INFORMATION PROVIDED —

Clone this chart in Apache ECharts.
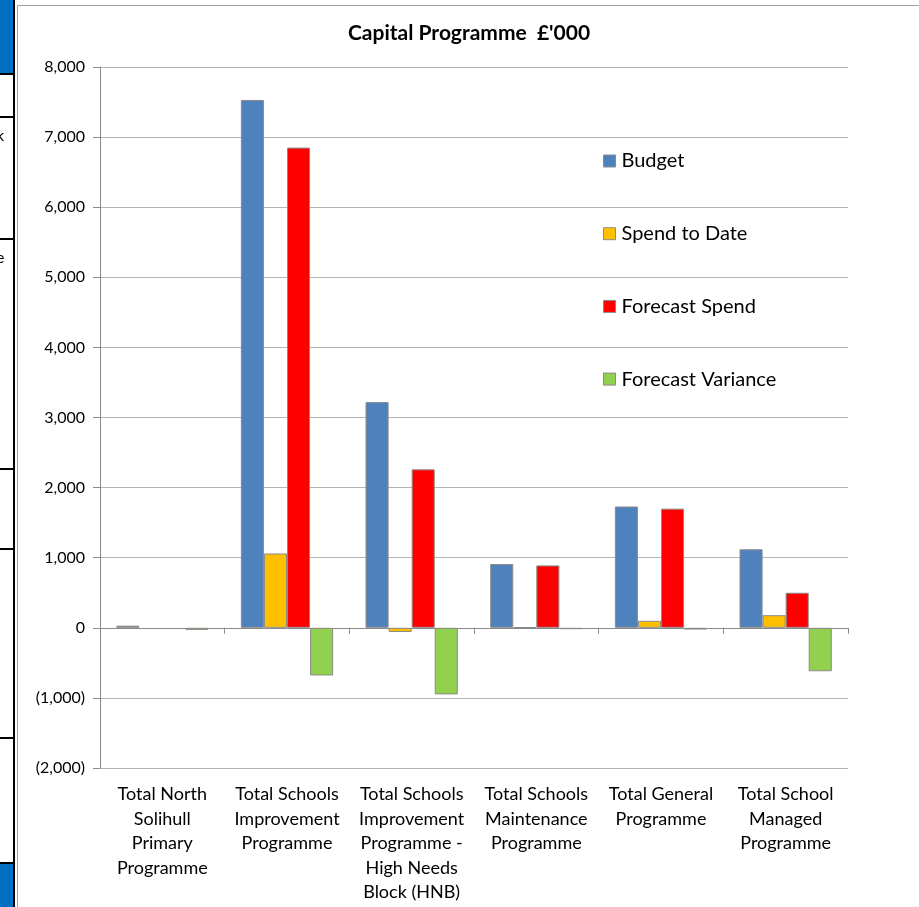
<!DOCTYPE html>
<html>
<head>
    <meta charset="UTF-8">
    <title>Capital Programme</title>
    <script type="text/javascript" src="https://cdn.jsdelivr.net/npm/echarts@6/dist/echarts.min.js"></script>
</head>
<body style="margin: 0; background: #fff">
<div id="container" style="width: 919px; height: 907px"></div>
<script type="text/javascript">
    // categories and values (£'000)
    const categories = [
        'Total North\nSolihull\nPrimary\nProgramme',
        'Total Schools\nImprovement\nProgramme',
        'Total Schools\nImprovement\nProgramme -\nHigh Needs\nBlock (HNB)',
        'Total Schools\nMaintenance\nProgramme',
        'Total General\nProgramme',
        'Total School\nManaged\nProgramme'
    ];
    const budget = [30, 7530, 3220, 910, 1730, 1120];
    const spendToDate = [null, 1060, -60, 5, 100, 180];
    const forecastSpend = [null, 6850, 2260, 890, 1700, 500];
    const forecastVariance = [-30, -680, -950, -20, -25, -620];
    const yTicks = {min: -2000, max: 8000, step: 1000};

    const font = 'Lato, "Open Sans", sans-serif';
    const dom = document.getElementById('container');
    const myChart = echarts.init(dom);

    function fmt(v) {
        const s = Math.abs(v).toLocaleString('en-GB');
        return v < 0 ? '(' + s + ')' : s;
    }

    function bar(name, data, color) {
        return {
            name: name,
            type: 'bar',
            data: data,
            barGap: 0,
            barCategoryGap: '26%',
            itemStyle: {color: color, borderColor: '#8a8a8a', borderWidth: 1},
            emphasis: {disabled: true}
        };
    }

    // the spreadsheet cells cut off on the left
    const strip = [];
    [74, 117, 239, 469, 549, 738, 863].forEach(function (y) {
        strip.push({type: 'line', shape: {x1: 0, y1: y, x2: 14, y2: y}, style: {stroke: '#000', lineWidth: 2}});
    });
    strip.push({type: 'rect', shape: {x: 0, y: 0, width: 14, height: 73}, style: {fill: '#0070C0'}});
    strip.push({type: 'rect', shape: {x: 0, y: 864, width: 14, height: 43}, style: {fill: '#0070C0'}});
    strip.push({type: 'line', shape: {x1: 14, y1: 0, x2: 14, y2: 907}, style: {stroke: '#000', lineWidth: 2}});
    strip.push({type: 'text', x: -4, y: 128, style: {text: 'k', font: '16px ' + font, fill: '#000'}});
    strip.push({type: 'text', x: -4, y: 250, style: {text: 'e', font: '16px ' + font, fill: '#000'}});
    strip.push({type: 'rect', shape: {x: 17.5, y: 5.5, width: 910, height: 910}, style: {fill: 'none', stroke: '#a0a0a0', lineWidth: 1}});

    const option = {
        animation: false,
        backgroundColor: '#fff',
        textStyle: {fontFamily: font, color: '#000'},
        title: {
            text: "Capital Programme  £'000",
            left: 464,
            textAlign: 'center',
            top: 18,
            textStyle: {fontSize: 21, fontWeight: 'bold', color: '#000', fontFamily: font}
        },
        legend: {
            orient: 'vertical',
            left: 598,
            top: 144,
            icon: 'rect',
            itemWidth: 12,
            itemHeight: 12,
            itemGap: 48.7,
            itemStyle: {borderColor: '#8a8a8a', borderWidth: 1},
            textStyle: {fontSize: 20, lineHeight: 24, color: '#000', fontFamily: font, padding: [0, 0, 0, 1]},
            data: ['Budget', 'Spend to Date', 'Forecast Spend', 'Forecast Variance']
        },
        grid: {left: 100, right: 71, top: 67, bottom: 139, containLabel: false},
        xAxis: [{
            type: 'category',
            data: categories,
            axisLine: {onZero: true, lineStyle: {color: '#8a8a8a', width: 1}},
            axisTick: {show: true, length: 6, lineStyle: {color: '#8a8a8a'}},
            axisLabel: {show: false}
        }, {
            type: 'category',
            position: 'bottom',
            data: categories,
            axisLine: {show: false},
            axisTick: {show: false},
            axisLabel: {
                interval: 0,
                margin: 14,
                fontSize: 18,
                lineHeight: 24.5,
                color: '#000',
                fontFamily: font,
                align: 'center'
            }
        }],
        yAxis: {
            type: 'value',
            min: yTicks.min,
            max: yTicks.max,
            interval: yTicks.step,
            axisLine: {show: true, lineStyle: {color: '#8a8a8a'}},
            axisTick: {show: true, length: 7, lineStyle: {color: '#8a8a8a'}},
            axisLabel: {formatter: fmt, fontSize: 16, color: '#000', margin: 15, fontFamily: font},
            splitLine: {lineStyle: {color: '#b4b4b4', width: 1}}
        },
        series: [
            bar('Budget', budget, '#4F81BD'),
            bar('Spend to Date', spendToDate, '#FFC000'),
            bar('Forecast Spend', forecastSpend, '#FF0000'),
            bar('Forecast Variance', forecastVariance, '#92D050')
        ],
        graphic: strip
    };

    myChart.setOption(option, true);
</script>
</body>
</html>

YOUR TASK — Restate the entire listing word for word, excluding pictures.

TASK RESPONSE —
Clone this chart in Apache ECharts.
<!DOCTYPE html>
<html>
<head>
    <meta charset="UTF-8">
    <title>Capital Programme</title>
    <script type="text/javascript" src="https://cdn.jsdelivr.net/npm/echarts@6/dist/echarts.min.js"></script>
</head>
<body style="margin: 0; background: #fff">
<div id="container" style="width: 919px; height: 907px"></div>
<script type="text/javascript">
    // categories and values (£'000)
    const categories = [
        'Total North\nSolihull\nPrimary\nProgramme',
        'Total Schools\nImprovement\nProgramme',
        'Total Schools\nImprovement\nProgramme -\nHigh Needs\nBlock (HNB)',
        'Total Schools\nMaintenance\nProgramme',
        'Total General\nProgramme',
        'Total School\nManaged\nProgramme'
    ];
    const budget = [30, 7530, 3220, 910, 1730, 1120];
    const spendToDate = [null, 1060, -60, 5, 100, 180];
    const forecastSpend = [null, 6850, 2260, 890, 1700, 500];
    const forecastVariance = [-30, -680, -950, -20, -25, -620];
    const yTicks = {min: -2000, max: 8000, step: 1000};

    const font = 'Lato, "Open Sans", sans-serif';
    const dom = document.getElementById('container');
    const myChart = echarts.init(dom);

    function fmt(v) {
        const s = Math.abs(v).toLocaleString('en-GB');
        return v < 0 ? '(' + s + ')' : s;
    }

    function bar(name, data, color) {
        return {
            name: name,
            type: 'bar',
            data: data,
            barGap: 0,
            barCategoryGap: '26%',
            itemStyle: {color: color, borderColor: '#8a8a8a', borderWidth: 1},
            emphasis: {disabled: true}
        };
    }

    // the spreadsheet cells cut off on the left
    const strip = [];
    [74, 117, 239, 469, 549, 738, 863].forEach(function (y) {
        strip.push({type: 'line', shape: {x1: 0, y1: y, x2: 14, y2: y}, style: {stroke: '#000', lineWidth: 2}});
    });
    strip.push({type: 'rect', shape: {x: 0, y: 0, width: 14, height: 73}, style: {fill: '#0070C0'}});
    strip.push({type: 'rect', shape: {x: 0, y: 864, width: 14, height: 43}, style: {fill: '#0070C0'}});
    strip.push({type: 'line', shape: {x1: 14, y1: 0, x2: 14, y2: 907}, style: {stroke: '#000', lineWidth: 2}});
    strip.push({type: 'text', x: -4, y: 128, style: {text: 'k', font: '16px ' + font, fill: '#000'}});
    strip.push({type: 'text', x: -4, y: 250, style: {text: 'e', font: '16px ' + font, fill: '#000'}});
    strip.push({type: 'rect', shape: {x: 17.5, y: 5.5, width: 910, height: 910}, style: {fill: 'none', stroke: '#a0a0a0', lineWidth: 1}});

    const option = {
        animation: false,
        backgroundColor: '#fff',
        textStyle: {fontFamily: font, color: '#000'},
        title: {
            text: "Capital Programme  £'000",
            left: 464,
            textAlign: 'center',
            top: 18,
            textStyle: {fontSize: 21, fontWeight: 'bold', color: '#000', fontFamily: font}
        },
        legend: {
            orient: 'vertical',
            left: 598,
            top: 144,
            icon: 'rect',
            itemWidth: 12,
            itemHeight: 12,
            itemGap: 48.7,
            itemStyle: {borderColor: '#8a8a8a', borderWidth: 1},
            textStyle: {fontSize: 20, lineHeight: 24, color: '#000', fontFamily: font, padding: [0, 0, 0, 1]},
            data: ['Budget', 'Spend to Date', 'Forecast Spend', 'Forecast Variance']
        },
        grid: {left: 100, right: 71, top: 67, bottom: 139, containLabel: false},
        xAxis: [{
            type: 'category',
            data: categories,
            axisLine: {onZero: true, lineStyle: {color: '#8a8a8a', width: 1}},
            axisTick: {show: true, length: 6, lineStyle: {color: '#8a8a8a'}},
            axisLabel: {show: false}
        }, {
            type: 'category',
            position: 'bottom',
            data: categories,
            axisLine: {show: false},
            axisTick: {show: false},
            axisLabel: {
                interval: 0,
                margin: 14,
                fontSize: 18,
                lineHeight: 24.5,
                color: '#000',
                fontFamily: font,
                align: 'center'
            }
        }],
        yAxis: {
            type: 'value',
            min: yTicks.min,
            max: yTicks.max,
            interval: yTicks.step,
            axisLine: {show: true, lineStyle: {color: '#8a8a8a'}},
            axisTick: {show: true, length: 7, lineStyle: {color: '#8a8a8a'}},
            axisLabel: {formatter: fmt, fontSize: 16, color: '#000', margin: 15, fontFamily: font},
            splitLine: {lineStyle: {color: '#b4b4b4', width: 1}}
        },
        series: [
            bar('Budget', budget, '#4F81BD'),
            bar('Spend to Date', spendToDate, '#FFC000'),
            bar('Forecast Spend', forecastSpend, '#FF0000'),
            bar('Forecast Variance', forecastVariance, '#92D050')
        ],
        graphic: strip
    };

    myChart.setOption(option, true);
</script>
</body>
</html>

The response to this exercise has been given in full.